If instead I set the Mainpine to charge at about 6A (I used a 200 Ohm control resistor), and then apply the "pauser", it works much better! The Mainpine doesn't open the contactors in the Rolec, which are noisy clunky items, so that part stays nice & quiet & well-behaved. But the Ampera obviously doesn't expect the charger to pause the supply of current, so thinks the entire charge session has come to an end, and it stops the charge at its end. I'm pretty sure the contactors in the Ampera end do open, as there's a bit of just-audible clicking under the bonnet somewhere. Then when I stop my pauser circuit & switch the CP to go straight back from Mainpine to the car to resume the charge, the car sees this as a new charge session, starts charging, and beeps the horn to tell me it's just started charging!

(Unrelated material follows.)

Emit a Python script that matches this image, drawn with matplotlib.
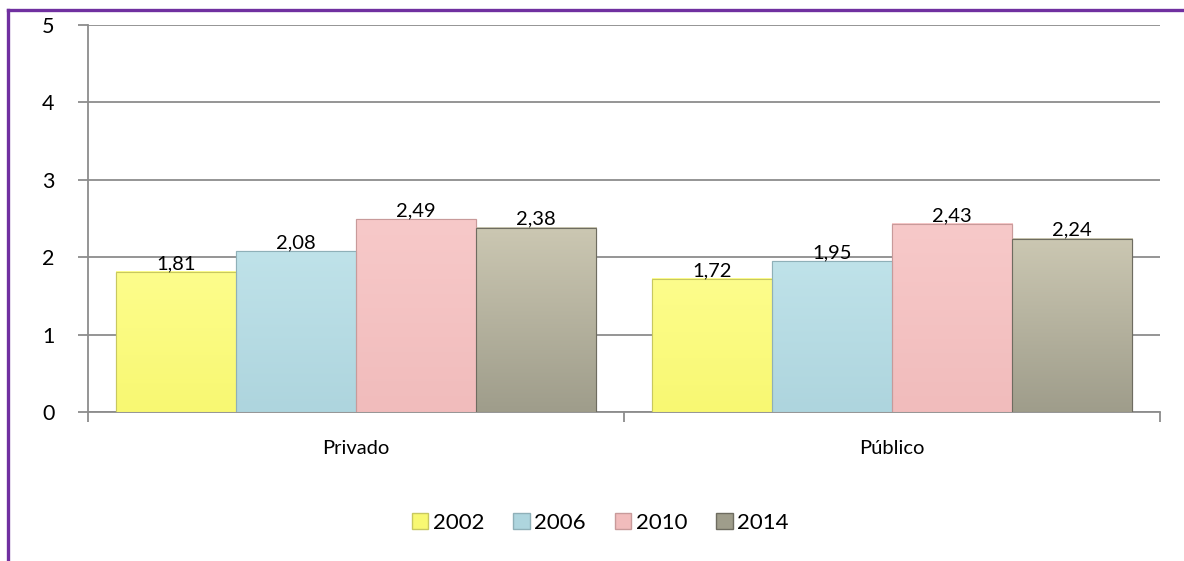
import numpy as np
import matplotlib
matplotlib.use('Agg')
import matplotlib.pyplot as plt
from matplotlib.lines import Line2D
from matplotlib.colors import to_rgb

plt.rcParams.update({
    'font.family': ['Lato', 'DejaVu Sans'],
    'font.size': 14,
})

categories = ['Privado', 'Público']
years = ['2002', '2006', '2010', '2014']
values = {
    '2002': [1.81, 1.72],
    '2006': [2.08, 1.95],
    '2010': [2.49, 2.43],
    '2014': [2.38, 2.24],
}

# (top, bottom) colours for the vertical shading of each series
shades = {
    '2002': ('#FDFD8C', '#F8F872'),
    '2006': ('#BFE2E9', '#AED5DE'),
    '2010': ('#F7C9C9', '#F1BCBC'),
    '2014': ('#CBC7B2', '#9F9D8B'),
}
edges = {'2002': '#C8C860', '2006': '#8FB0B8', '2010': '#C89A9A', '2014': '#6E6C60'}

fig = plt.figure(figsize=(11.84, 5.61), dpi=100)
ax = fig.add_axes([0.0743, 0.2656, 0.9054, 0.6898])

x = np.arange(len(categories))
w = 0.224
grid_c = '#8C8C8C'

for i, yr in enumerate(years):
    offs = (i - 1.5) * w
    bars = ax.bar(x + offs, values[yr], w, color=shades[yr][1],
                  edgecolor=edges[yr], linewidth=0.8, zorder=3, label=yr)
    top, bot = to_rgb(shades[yr][0]), to_rgb(shades[yr][1])
    t = np.linspace(0, 1, 64)[:, None]
    grad = (np.array(top) * (1 - t) + np.array(bot) * t)[:, None, :]
    for b, v in zip(bars, values[yr]):
        x0, x1 = b.get_x(), b.get_x() + b.get_width()
        ax.imshow(grad, extent=(x0, x1, 0, v), aspect='auto',
                  origin='upper', zorder=3.5, interpolation='bilinear')
        ax.add_patch(plt.Rectangle((x0, 0), x1 - x0, v, fill=False,
                                   edgecolor=edges[yr], linewidth=0.8, zorder=4))
        ax.annotate(f'{v:.2f}'.replace('.', ','), (b.get_x() + b.get_width() / 2, v),
                    xytext=(0, 0), textcoords='offset points',
                    ha='center', va='bottom', fontsize=14.5, zorder=5)

ax.set_xlim(-0.5, 1.5)
ax.set_ylim(0, 5)
ax.set_yticks(range(6))
ax.yaxis.grid(True, color=grid_c, linewidth=1.3, zorder=0)
ax.set_axisbelow(True)

# category boundaries carry the x ticks, labels sit in the middle
ax.set_xticks([-0.5, 0.5, 1.5])
ax.set_xticklabels([])
ax.set_xticks(x, minor=True)
ax.set_xticklabels(categories, minor=True)
ax.tick_params(axis='x', which='minor', length=0, pad=20, labelsize=14.5)
ax.tick_params(axis='x', which='major', length=7, color=grid_c, width=1.3)
ax.tick_params(axis='y', length=7, color=grid_c, width=1.3, labelsize=15.5, pad=17)

for s in ['top', 'right']:
    ax.spines[s].set_visible(False)
for s in ['left', 'bottom']:
    ax.spines[s].set_color(grid_c)
    ax.spines[s].set_linewidth(1.3)

handles = [plt.Rectangle((0, 0), 1, 1, facecolor=shades[yr][1], edgecolor=edges[yr])
           for yr in years]
fig.legend(handles, years, loc='center', bbox_to_anchor=(0.507, 0.068), ncol=4,
           frameon=False, fontsize=16, handlelength=0.75, handleheight=0.75,
           handletextpad=0.2, columnspacing=1.3)

# purple frame on the left and top edges
frame_c = '#7030A0'
fig.add_artist(Line2D([8 / 1184, 8 / 1184], [0, 1 - 10 / 561], color=frame_c,
                      linewidth=2.4, transform=fig.transFigure))
fig.add_artist(Line2D([8 / 1184, 1], [1 - 10 / 561, 1 - 10 / 561], color=frame_c,
                      linewidth=2.4, transform=fig.transFigure))

fig.savefig('out.png', dpi=100)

This is a bt of a bummer. I was hoping the car wouldn't open its contactors & stop completely, as it's the restart wih the accompanying horn-beeps that will drive me up the wall! So I'll now have to investigate how to isolate the horn. I think someone's done this for the Ampera, somewhere in these threads; will be a hunt to find it again.

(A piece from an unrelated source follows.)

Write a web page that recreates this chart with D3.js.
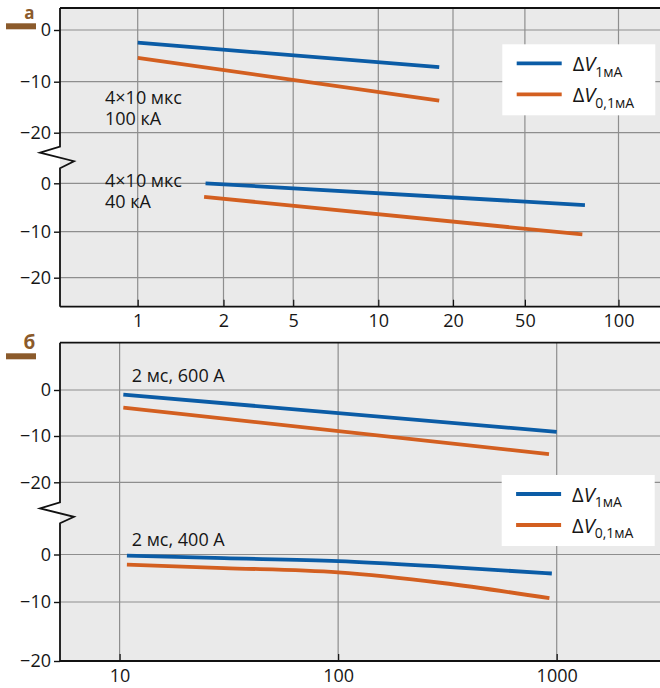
<!DOCTYPE html>
<html>
<head>
<meta charset="utf-8">
<script src="https://cdn.jsdelivr.net/npm/d3@7"></script>
<style>
  body { margin: 0; background: #fff; }
  text { font-family: "Open Sans", sans-serif; fill: #161616; }
</style>
</head>
<body>
<div id="chart"></div>
<script>
// ---- data ----
const yTicks = [0, -10, -20];

// panel а (4x10 мкс impulses), x in number of impulses
const xTicksA = [1, 2, 5, 10, 20, 50, 100];
const a100x = [1.0, 17.6];
const a100_1mA = [-2.46, -7.2];
const a100_01mA = [-5.4, -13.7];
const a40x_1mA = [1.73, 78];
const a40_1mA = [0, -4.5];
const a40x_01mA = [1.71, 76.5];
const a40_01mA = [-2.8, -10.6];

// panel б (2 мс impulses)
const xTicksB = [10, 100, 1000];
const b600x_1mA = [10.4, 1000];
const b600_1mA = [-1.0, -9.1];
const b600x_01mA = [10.4, 922];
const b600_01mA = [-3.85, -13.9];
const b400x_1mA = [10.8, 30, 100, 300, 950];
const b400_1mA = [-0.25, -0.78, -1.4, -2.57, -4.0];
const b400x_01mA = [10.8, 30, 100, 300, 926];
const b400_01mA = [-2.15, -2.85, -3.75, -6.0, -9.2];

const legendSubs = ["1мА", "0,1мА"];

// ---- setup ----
const width = 660, height = 688;
const left = 60, right = 660;
const blue = "#0b5ca6", orange = "#d35f20", brown = "#8b5a2b";

const svg = d3.select("#chart")
  .append("svg")
  .attr("width", width)
  .attr("height", height);

// the original axis is not a clean log axis, so the log scale is pinned at each tick
const xA = d3.scaleLog().domain(xTicksA).range([137.7, 223.5, 293.2, 378.3, 453, 524.9, 618.5]);
const xB = d3.scaleLog().domain([10, 1000]).range([119.6, 556.7]);

const panels = [
  {
    label: "а", labelSize: 17, top: 8, bottom: 306.7, brk: [146.7, 168.3], barY: 23.3,
    x: xA, xTicks: xTicksA, legend: [502.3, 44.3], labelPad: 8,
    y: [
      d3.scaleLinear().domain(yTicks).range([30, 81.7, 132.7]),
      d3.scaleLinear().domain(yTicks).range([183.3, 231.7, 277.7])
    ],
    series: [
      { sub: 0, xs: a100x, vs: a100_1mA, color: blue },
      { sub: 0, xs: a100x, vs: a100_01mA, color: orange },
      { sub: 1, xs: a40x_1mA, vs: a40_1mA, color: blue },
      { sub: 1, xs: a40x_01mA, vs: a40_01mA, color: orange }
    ],
    notes: [
      { x: 105, y: 104, lines: ["4×10 мкс", "100 кА"] },
      { x: 105, y: 187, lines: ["4×10 мкс", "40 кА"] }
    ]
  },
  {
    label: "б", labelSize: 19, top: 342.7, bottom: 661, brk: [502.3, 523.3], barY: 353.3,
    x: xB, xTicks: xTicksB, legend: [501.7, 475], labelPad: 8.5,
    y: [
      d3.scaleLinear().domain(yTicks).range([390, 436, 482.3]),
      d3.scaleLinear().domain(yTicks).range([554.5, 602, 661])
    ],
    series: [
      { sub: 0, xs: b600x_1mA, vs: b600_1mA, color: blue },
      { sub: 0, xs: b600x_01mA, vs: b600_01mA, color: orange },
      { sub: 1, xs: b400x_1mA, vs: b400_1mA, color: blue },
      { sub: 1, xs: b400x_01mA, vs: b400_01mA, color: orange }
    ],
    notes: [
      { x: 131.7, y: 381.7, lines: ["2 мс, 600 А"] },
      { x: 131.7, y: 546, lines: ["2 мс, 400 А"] }
    ]
  }
];

const fmtY = d => d < 0 ? "\u2212" + Math.abs(d) : String(d);

panels.forEach(function(p) {
  const g = svg.append("g");

  // background
  g.append("rect")
    .attr("x", left).attr("y", p.top)
    .attr("width", right - left).attr("height", p.bottom - p.top)
    .attr("fill", "#eaeaea");

  // vertical grid
  g.selectAll(".vgrid")
    .data(p.xTicks)
    .enter()
    .append("line")
    .attr("x1", d => p.x(d)).attr("x2", d => p.x(d))
    .attr("y1", p.top).attr("y2", p.bottom)
    .attr("stroke", "#8e8e8e")
    .attr("stroke-width", 1.2);

  // horizontal grid, one set for each half of the broken y axis
  p.y.forEach(function(ys) {
    g.selectAll(null)
      .data(yTicks)
      .enter()
      .append("line")
      .attr("x1", left).attr("x2", right)
      .attr("y1", d => ys(d)).attr("y2", d => ys(d))
      .attr("stroke", "#8e8e8e")
      .attr("stroke-width", 1.2);
  });

  // data lines
  p.series.forEach(function(s) {
    const ys = p.y[s.sub];
    const line = d3.line()
      .x(d => p.x(d[0]))
      .y(d => ys(d[1]))
      .curve(d3.curveMonotoneX);
    g.append("path")
      .datum(d3.zip(s.xs, s.vs))
      .attr("d", line)
      .attr("fill", "none")
      .attr("stroke", s.color)
      .attr("stroke-width", 3.8);
  });

  // annotations
  p.notes.forEach(function(n) {
    const t = g.append("text")
      .attr("x", n.x).attr("y", n.y)
      .style("font-size", "18px");
    n.lines.forEach(function(l, i) {
      t.append("tspan")
        .attr("x", n.x)
        .attr("dy", i === 0 ? 0 : 20.5)
        .text(l);
    });
  });

  // legend
  const [lx, ly] = p.legend;
  const leg = g.append("g").attr("transform", `translate(${lx},${ly})`);
  leg.append("rect")
    .attr("width", 153).attr("height", 71)
    .attr("fill", "#fff");
  [blue, orange].forEach(function(c, i) {
    const yy = 19 + i * 31;
    leg.append("line")
      .attr("x1", 14.4).attr("x2", 59.4)
      .attr("y1", yy).attr("y2", yy)
      .attr("stroke", c)
      .attr("stroke-width", 3.8);
    const t = leg.append("text")
      .attr("x", 70.4).attr("y", yy + 7.7)
      .style("font-size", "20px");
    t.append("tspan").text("Δ");
    t.append("tspan").style("font-style", "italic").text("V");
    t.append("tspan")
      .attr("dy", 5.7)
      .style("font-size", "14px")
      .text(legendSubs[i]);
  });

  // frame: top border, bottom axis, broken left axis
  g.append("line")
    .attr("x1", left).attr("x2", right)
    .attr("y1", p.top).attr("y2", p.top)
    .attr("stroke", "#111").attr("stroke-width", 1.8);

  const b0 = p.brk[0], b1 = p.brk[1];
  g.append("path")
    .attr("d", d3.line()([
      [left, p.top], [left, b0], [left - 20, b0 + 6],
      [left + 14, b0 + 14.5], [left, b1], [left, p.bottom]
    ]))
    .attr("fill", "none")
    .attr("stroke", "#111")
    .attr("stroke-width", 1.8);

  const xAxis = d3.axisBottom(p.x)
    .tickValues(p.xTicks)
    .tickFormat(d3.format("d"))
    .tickSize(-7)
    .tickSizeOuter(0)
    .tickPadding(p.labelPad);

  const xg = g.append("g")
    .attr("transform", `translate(0,${p.bottom})`)
    .call(xAxis);
  xg.select(".domain").remove();
  xg.selectAll(".tick line").attr("stroke", "#111").attr("stroke-width", 1.2);
  xg.selectAll(".tick text").style("font-size", "18px").attr("fill", "#161616");

  g.append("line")
    .attr("x1", left).attr("x2", right)
    .attr("y1", p.bottom).attr("y2", p.bottom)
    .attr("stroke", "#111").attr("stroke-width", 1.8);

  p.y.forEach(function(ys) {
    const yAxis = d3.axisLeft(ys)
      .tickValues(yTicks)
      .tickFormat(fmtY)
      .tickSize(6)
      .tickPadding(3);
    const yg = g.append("g")
      .attr("transform", `translate(${left},0)`)
      .call(yAxis);
    yg.select(".domain").remove();
    yg.selectAll(".tick line").attr("stroke", "#111").attr("stroke-width", 1.4);
    yg.selectAll(".tick text").style("font-size", "18px").attr("fill", "#161616");
  });

  // panel letter with bar
  g.append("rect")
    .attr("x", 6).attr("y", p.barY)
    .attr("width", 30).attr("height", 6)
    .attr("fill", brown);
  g.append("text")
    .attr("x", 29.5).attr("y", p.barY - 4)
    .attr("text-anchor", "middle")
    .style("font-size", p.labelSize + "px")
    .style("font-weight", "bold")
    .style("fill", brown)
    .text(p.label);
});
</script>
</body>
</html>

But the good news is that in principle it's possible to add a simple circuit + logic to the CP line of a charger, at least one that you can control the output current of (e.g. Mainpine), as you want to ramp the current down from wherever to 6A before doing the pause-charge stuff.

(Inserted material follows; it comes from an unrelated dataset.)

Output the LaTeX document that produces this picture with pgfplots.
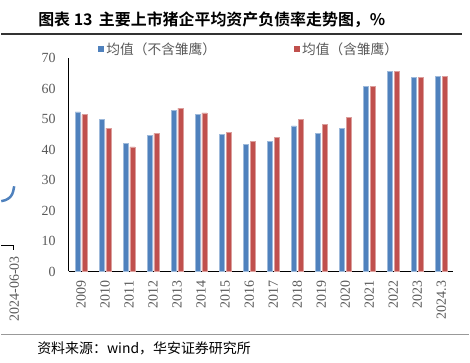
\documentclass[border=0pt]{standalone}
\usepackage{fontspec}
\setmainfont{Liberation Serif}
\newfontfamily\cjk{Noto Sans CJK SC}
\newfontfamily\cjkb{Noto Sans CJK SC Bold}
\usepackage{pgfplots}
\pgfplotsset{compat=1.18}
\definecolor{cblue}{HTML}{4F81BD}
\definecolor{cred}{HTML}{C0504D}
\definecolor{tgray}{HTML}{595959}
\pgfplotstableread{
x blue red
0 52.4 51.5
1 49.9 47.1
2 42.1 40.9
3 44.8 45.3
4 52.9 53.6
5 51.6 52.1
6 45.1 45.6
7 41.8 42.8
8 42.6 44.0
9 47.8 49.9
10 45.4 48.3
11 47.0 50.6
12 60.7 60.7
13 65.7 65.7
14 63.8 63.8
15 64.0 64.0
}\datatable
\begin{document}
\begin{tikzpicture}
\path (0,0) rectangle (470pt,-364pt);
\begin{axis}[
  at={(68pt,-272.5pt)}, anchor=south west, scale only axis,
  width=386pt, height=214pt,
  xmin=-0.5, xmax=15.5, ymin=0, ymax=70,
  ytick={0,10,...,70},
  xtick={0,...,15},
  xticklabels={2009,2010,2011,2012,2013,2014,2015,2016,2017,2018,2019,2020,2021,2022,2023,2024.3},
  major tick length=0pt,
  axis x line*=bottom, axis y line*=left,
  axis line style={black, line width=1pt},
  /pgf/number format/assume math mode=true,
  ticklabel style={font=\fontsize{14}{14}\selectfont, text=tgray},
  x tick label style={rotate=90, anchor=east},
  xticklabel shift=6pt,
  yticklabel shift=10pt,
  ybar, bar width=5pt,
  legend columns=2,
  legend style={at={(rel axis cs:0.075,1.044)}, anchor=west, draw=none, fill=none,
    font=\cjk\fontsize{13.75}{14}\selectfont, text=tgray, inner sep=0pt,
    /tikz/every even column/.append style={column sep=76pt}},
  sqleg/.style={legend image code/.code={\fill[##1, draw=none] (0pt,-3.2pt) rectangle (6.5pt,3.3pt);}},
]
\addplot[fill=cblue, draw=cblue!55!white, line width=0.5pt, bar shift=-3.35pt, sqleg] table[x=x, y=blue] {\datatable};
\addlegendentry{均值（不含雏鹰）}
\addplot[fill=cred, draw=cred!55!white, line width=0.5pt, bar shift=3.35pt, sqleg] table[x=x, y=red] {\datatable};
\addlegendentry{均值（含雏鹰）}
\end{axis}
\node[anchor=west, inner sep=0pt, font=\cjkb\fontsize{16}{16}\selectfont] at (37pt,-20pt) {图表 13\hspace{0.4em}主要上市猪企平均资产负债率走势图，\%};
\draw[line width=1.3pt, color=black!80] (0,-34pt) -- (463pt,-34pt);
\draw[line width=1.2pt, color=black!40] (0,-336pt) -- (470pt,-336pt);
\node[anchor=west, inner sep=0pt, font=\cjk\fontsize{14}{14}\selectfont] at (36pt,-350pt) {资料来源：wind，华安证券研究所};
\node[rotate=90, anchor=east, inner sep=0pt, text=tgray, font=\fontsize{14}{14}\selectfont] at (13pt,-257pt) {2024-06-03};
\draw[black, line width=1pt] (0,-246pt) -- (12pt,-246pt) -- (12pt,-251pt);
\draw[cblue, line width=2.5pt] (0,-202pt) -- (4pt,-201pt) .. controls (9pt,-199pt) and (11pt,-196pt) .. (12pt,-192pt) -- (13pt,-187pt);
\end{tikzpicture}
\end{document}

As noted above by others, there seem to be EVs which behave better/wose with a paused-charge state being imposed. Clearly the Ampera is less happy than others! At least the Mainpinbe doesn't have to clatter the Rolec contactors noisily, as it would if I were to completely end the charge every time a cloud goes by.
 
#19 ·
The mainpine doesn't have, as far as I can see, a "pause charging" mode, so I've intercepted the CP line and using a DPDT relay can redirect the car end, and the ECU end when I want to pause charging. For the car end, I feed the car with a 12V through a 1k Ohm resistor, just as if it was the ECU connected but not yet supplying a pwm signal to indicate the amps allowed. For the ECU end, I connect the CP to a diode + 2740 Ohm resistor,simulating an EV that's plugged in, but hasn't yet signalled that it wants some current please.
Hi
I was wondering how you handle during the paused state with regards to someone pulling the cable out of the car. Are you monitoring the 12v you are sending on the car side and making decisions based on this?
 
#20 ·
That's the plan. There's a cpu around doing the digipot contol to vary charge current, and that will monitor what's what on CP line with ADC input. But everything on pause, busy sorting out PPE 3D prtr probs for guys!